Before the Trojan War, Orestes had been engaged to his cousin through Menelaus, Hermione. Afterwards, Menelaus wanted her to marry Neoptolemus. Orestes and Neoptolemus fought, and Neoptolemus was killed. Marrying Hermione and seizing Argos and Arcadia after their thrones had become vacant, Orestes became ruler of all the Peloponnesus. His son, Tisamenus, was later killed by the Heracleidae.

There is extant a Latin epic poem, consisting of about 1000 hexameters, called Orestes Tragoedia, which has been ascribed to Dracontius of Carthage.

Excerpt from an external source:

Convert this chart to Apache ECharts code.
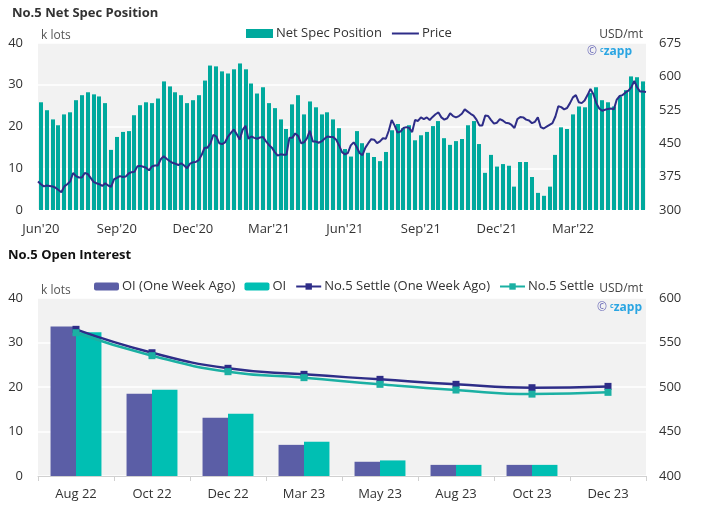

Orestes appears also as a central figure in various legends connected with his madness and purification, both in Greece and Asia. In these, Orestes is the guilt-laden mortal who is purified from his sin by the grace of the gods, whose merciful justice is shown to all persons whose crime is mitigated by extenuating circumstances. These legends belong to an age when higher ideas of law and of social duty were being established; the implacable blood-feud of primitive society gives place to a fair trial, and in Athens, when the votes of the judges are evenly divided, mercy prevails.

In one version of the story of Telephus, Orestes was held captive by King Telephus, demanding that Achilles heal him.

According to some sources, Orestes fathered Penthilus by his half-sister, Erigone.

In The History by Herodotus, the Oracle of Delphi fortold that the Spartans could not defeat the Tegeans until they moved the bones of Orestes to Sparta. Lichas discovered the body, which measured 7 cubits long.